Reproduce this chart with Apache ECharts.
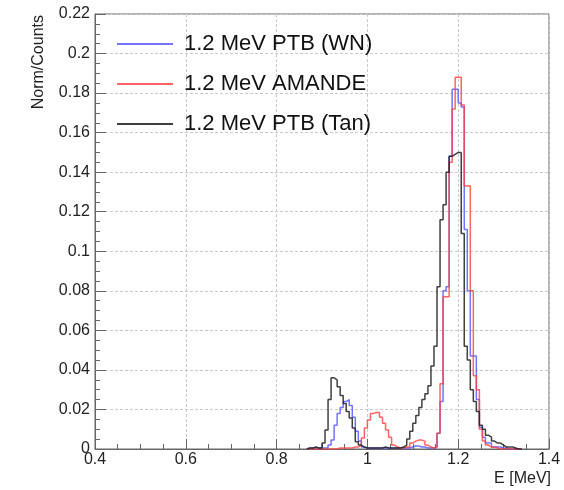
<!DOCTYPE html>
<html>
<head>
<meta charset="utf-8">
<script src="https://cdn.jsdelivr.net/npm/echarts@6/dist/echarts.min.js"></script>
<style>html,body{margin:0;padding:0;background:#fff}#c{width:564px;height:490px}</style>
</head>
<body>
<div id="c"></div>
<script>
// Histogram definition (ROOT-style): 150 bins from 0.4 to 1.4 MeV
const nBins = 150, xLo = 0.4, xHi = 1.4;
const firstBin = 70; // values below start at this bin index (bins 70..140)

const seriesNames = ['1.2 MeV PTB (WN)', '1.2 MeV AMANDE', '1.2 MeV PTB (Tan)'];

const blueVals = [
  0.0005,0.0005,0.0005,0.0005,0.0005,0.0005,0.0005,0.002,0.0045,0.012,   // 70-79
  0.018,0.021,0.024,0.025,0.022,0.016,0.009,0.004,0.001,0.0005,          // 80-89
  0.0005,0.0005,0.0005,0.0005,0.0005,0.0005,0.0005,0.0005,0.0005,0.0005, // 90-99
  0.0005,0.0005,0.0005,0.0005,0.001,0.0015,0.0015,0.001,0.001,0.0005,    // 100-109
  0.0005,0.0005,0.001,0.008,0.024,0.080,0.082,0.148,0.182,0.182,         // 110-119
  0.175,0.173,0.111,0.080,0.047,0.047,0.025,0.011,0.006,0.003,           // 120-129
  0.003,0.001,0.001,0.001,0.0005,0.0005,0,0,0,0,                         // 130-139
  0                                                                      // 140
];
const redVals = [
  0,0,0,0,0,0,0,0,0,0,                                                   // 70-79
  0.0005,0.0005,0.0005,0.0005,0.0005,0.001,0.001,0.002,0.0056,0.0106,    // 80-89
  0.0147,0.018,0.0185,0.0185,0.016,0.013,0.0096,0.006,0.002,0.001,       // 90-99
  0.0005,0.0005,0.001,0.001,0.003,0.004,0.0045,0.0045,0.004,0.002,       // 100-109
  0.001,0.0005,0.001,0.008,0.033,0.077,0.077,0.145,0.172,0.188,          // 110-119
  0.188,0.174,0.133,0.133,0.080,0.037,0.030,0.010,0.004,0.002,           // 120-129
  0.001,0.001,0.0005,0,0,0,0,0,0,0,                                      // 130-139
  0                                                                      // 140
];
const blackVals = [
  0.0005,0.0005,0.001,0.0005,0.0005,0.003,0.0096,0.025,0.036,0.035,      // 70-79
  0.0315,0.027,0.023,0.019,0.0157,0.0106,0.0037,0.002,0.001,0.0005,      // 80-89
  0.0005,0.0005,0.0005,0.0005,0.0005,0.001,0.0005,0.0005,0.0005,0.0005,  // 90-99
  0.0005,0.001,0.002,0.005,0.009,0.013,0.017,0.021,0.025,0.028,          // 100-109
  0.032,0.042,0.052,0.082,0.116,0.1235,0.14,0.148,0.149,0.15,            // 110-119
  0.15,0.109,0.052,0.045,0.030,0.024,0.019,0.012,0.010,0.007,            // 120-129
  0.006,0.004,0.003,0.003,0.002,0.001,0.001,0.001,0.0005,0,              // 130-139
  0                                                                      // 140
];

const colors = ['rgba(80,80,255,0.8)', 'rgba(255,60,60,0.8)', 'rgba(30,30,30,0.85)'];

function toSteps(vals) {
  const w = (xHi - xLo) / nBins;
  const pts = [[xLo + firstBin * w, 0]];
  vals.forEach((v, i) => pts.push([xLo + (firstBin + i) * w, v]));
  pts.push([xLo + (firstBin + vals.length) * w, 0]);
  return pts;
}

const fmt = v => (v === 0 ? '0' : String(+v.toFixed(2)));
const FONT = 'Liberation Sans, Arial, Helvetica, sans-serif';
const gridLine = { show: true, lineStyle: { color: '#cacaca', type: [3, 2], width: 1 } };

const chart = echarts.init(document.getElementById('c'), null, { renderer: 'canvas' });
chart.setOption({
  animation: false,
  backgroundColor: '#fff',
  grid: { left: 95, right: 15, top: 14, bottom: 41, show: true, borderColor: '#666', borderWidth: 1 },
  legend: {
    left: 112, top: 28, orient: 'vertical',
    itemWidth: 56, itemHeight: 2, itemGap: 18, icon: 'rect',
    data: seriesNames,
    textStyle: { fontFamily: FONT, fontSize: 22, lineHeight: 22, color: '#111', padding: [0, 0, 0, 6] }
  },
  xAxis: {
    type: 'value', min: 0.4, max: 1.4, interval: 0.2,
    axisLine: { lineStyle: { color: '#666' } },
    axisTick: { inside: true, length: 10, lineStyle: { color: '#666' } },
    minorTick: { show: true, splitNumber: 4, length: 5, lineStyle: { color: '#666' } },
    axisLabel: { formatter: fmt, fontFamily: FONT, fontSize: 16, color: '#222', margin: 3 },
    splitLine: gridLine
  },
  yAxis: {
    type: 'value', min: 0, max: 0.22, interval: 0.02,
    axisLine: { show: true, lineStyle: { color: '#666' } },
    axisTick: { show: true, inside: true, length: 11, lineStyle: { color: '#666' } },
    minorTick: { show: true, splitNumber: 4, length: 5, lineStyle: { color: '#666' } },
    axisLabel: { formatter: fmt, fontFamily: FONT, fontSize: 16, color: '#222', margin: 5 },
    splitLine: gridLine
  },
  graphic: [
    { type: 'text', x: 39, y: 15, rotation: Math.PI / 2,
      style: { text: 'Norm/Counts', font: '16px Liberation Sans', fill: '#222', align: 'right', verticalAlign: 'middle' } },
    { type: 'text', x: 551, y: 479,
      style: { text: 'E [MeV]', font: '16px Liberation Sans', fill: '#222', align: 'right', verticalAlign: 'middle' } }
  ],
  series: [blueVals, redVals, blackVals].map((vals, k) => ({
    name: seriesNames[k], type: 'line', step: 'end', symbol: 'none',
    data: toSteps(vals),
    lineStyle: { color: colors[k], width: 1.5 },
    itemStyle: { color: colors[k] },
    clip: true
  }))
});
</script>
</body>
</html>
┄┄┄┄┄┄
- _WRITTEN INSTRUCTION_
Of the lines in the data, how many contain the word "this"? Provide the number and nothing further.

- _ANSWER TO THE TASK_
2